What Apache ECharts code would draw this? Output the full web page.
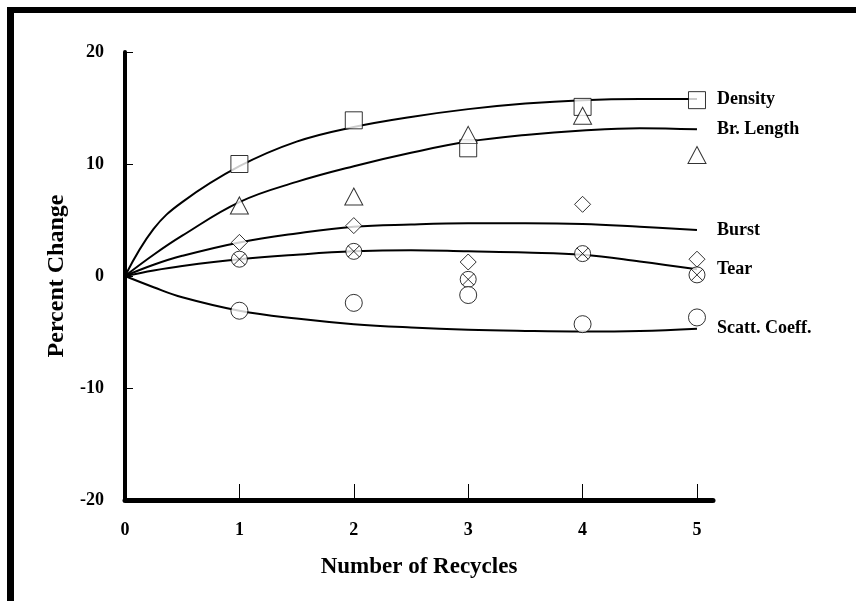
<!DOCTYPE html>
<html>
<head>
<meta charset="utf-8">
<script src="https://cdn.jsdelivr.net/npm/echarts@6/dist/echarts.min.js"></script>
<style>
  html, body { margin: 0; padding: 0; background: #fff; }
  #chart { width: 856px; height: 601px; }
</style>
</head>
<body>
<div id="chart"></div>
<script>
// measured points (number of recycles 1..5)
const recycles = [1, 2, 3, 4, 5]
const density = [10.0, 13.9, 11.4, 15.1, 15.7]
const brLength = [6.3, 7.1, 12.6, 14.3, 10.8]
const burst = [3.0, 4.5, 1.25, 6.4, 1.5]
const tear = [1.5, 2.2, -0.3, 2.0, 0.1]
const scatt = [-3.1, -2.4, -1.7, -4.3, -3.7]

// fitted curves
const fitX = [0, 0.25, 0.5, 1, 1.5, 2, 2.5, 3, 3.5, 4, 4.5, 5]
const densityFit = [0, 4.2, 6.6, 9.8, 12.0, 13.3, 14.2, 14.9, 15.4, 15.7, 15.8, 15.8]
const brLengthFit = [0, 1.9, 3.6, 6.6, 8.4, 9.8, 11.0, 12.0, 12.6, 13.0, 13.2, 13.1]
const burstFit = [0, 1.0, 1.8, 3.0, 3.8, 4.4, 4.6, 4.7, 4.7, 4.65, 4.4, 4.1]
const tearFit = [0, 0.5, 0.9, 1.5, 1.9, 2.2, 2.3, 2.2, 2.1, 1.9, 1.3, 0.6]
const scattFit = [0, -1.0, -1.9, -3.1, -3.8, -4.3, -4.6, -4.8, -4.9, -4.95, -4.9, -4.7]

const xTicks = [0, 1, 2, 3, 4, 5]
const yTicks = [-20, -10, 0, 10, 20]

const serif = 'Liberation Serif'
const crossCircle = 'path://M0,-10A10,10,0,1,1,0,10A10,10,0,1,1,0,-10ZM-7.07,-7.07L7.07,7.07M7.07,-7.07L-7.07,7.07'

const chart = echarts.init(document.getElementById('chart'))

function pairs (xs, ys) {
  return xs.map((x, i) => [x, ys[i]])
}

function fitLine (name, ys) {
  return {
    name: name,
    type: 'line',
    smooth: 0.4,
    showSymbol: false,
    symbol: 'none',
    data: pairs(fitX, ys),
    lineStyle: { color: '#000', width: 2 },
    z: 2,
    endLabel: {
      show: true,
      formatter: name,
      distance: 20,
      color: '#000',
      fontFamily: serif,
      fontWeight: 'bold',
      fontSize: 18
    }
  }
}

function points (name, ys, symbol, size) {
  return {
    name: name + ' pts',
    type: 'scatter',
    symbol: symbol,
    symbolSize: size,
    data: pairs(recycles, ys),
    itemStyle: { color: '#fff', borderColor: '#000', borderWidth: 1 },
    z: 3
  }
}

const option = {
  animation: false,
  backgroundColor: '#fff',
  grid: { left: 125, right: 143, top: 52, bottom: 101 },
  xAxis: {
    type: 'value',
    min: 0,
    max: 5.14,
    name: 'Number of Recycles',
    nameLocation: 'middle',
    nameGap: 56,
    nameTextStyle: { fontFamily: serif, fontWeight: 'bold', fontSize: 23, color: '#000' },
    axisLine: { onZero: false, lineStyle: { color: '#000', width: 5 } },
    axisTick: { inside: true, length: 16, customValues: xTicks.slice(1), lineStyle: { color: '#000', width: 1 } },
    axisLabel: { customValues: xTicks, margin: 21, fontFamily: serif, fontWeight: 'bold', fontSize: 18, color: '#000' },
    splitLine: { show: false }
  },
  yAxis: {
    type: 'value',
    min: -20,
    max: 20,
    interval: 10,
    name: 'Percent Change',
    nameLocation: 'middle',
    nameGap: 55,
    nameTextStyle: { fontFamily: serif, fontWeight: 'bold', fontSize: 24, color: '#000' },
    axisLine: { onZero: false, lineStyle: { color: '#000', width: 4 } },
    axisTick: { inside: true, length: 8, customValues: yTicks, lineStyle: { color: '#000', width: 1 } },
    axisLabel: { customValues: yTicks, margin: 21, fontFamily: serif, fontWeight: 'bold', fontSize: 18, color: '#000' },
    splitLine: { show: false }
  },
  graphic: [
    { type: 'rect', left: 7, top: 7, shape: { width: 849, height: 6 }, style: { fill: '#000' } },
    { type: 'rect', left: 7, top: 7, shape: { width: 7, height: 594 }, style: { fill: '#000' } }
  ],
  series: [
    fitLine('Density', densityFit),
    fitLine('Br. Length', brLengthFit),
    fitLine('Burst', burstFit),
    fitLine('Tear', tearFit),
    fitLine('Scatt. Coeff.', scattFit),
    points('Density', density, 'rect', 17),
    points('Br. Length', brLength, 'triangle', [18, 17]),
    points('Burst', burst, 'diamond', [16, 16]),
    points('Tear', tear, crossCircle, 16),
    points('Scatt. Coeff.', scatt, 'circle', 17)
  ]
}

chart.setOption(option)
window.addEventListener('resize', () => {
  chart.resize()
})
</script>
</body>
</html>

===

- **TASK OBJECTIVE**: Starting with the first line of the data above and ending with the line containing "const scatt = [-3.1, -2.4, -1.7, -4.3, -3.7]", please restate every line exactly, leaving images out.

- **ANSWER**:
What Apache ECharts code would draw this? Output the full web page.
<!DOCTYPE html>
<html>
<head>
<meta charset="utf-8">
<script src="https://cdn.jsdelivr.net/npm/echarts@6/dist/echarts.min.js"></script>
<style>
  html, body { margin: 0; padding: 0; background: #fff; }
  #chart { width: 856px; height: 601px; }
</style>
</head>
<body>
<div id="chart"></div>
<script>
// measured points (number of recycles 1..5)
const recycles = [1, 2, 3, 4, 5]
const density = [10.0, 13.9, 11.4, 15.1, 15.7]
const brLength = [6.3, 7.1, 12.6, 14.3, 10.8]
const burst = [3.0, 4.5, 1.25, 6.4, 1.5]
const tear = [1.5, 2.2, -0.3, 2.0, 0.1]
const scatt = [-3.1, -2.4, -1.7, -4.3, -3.7]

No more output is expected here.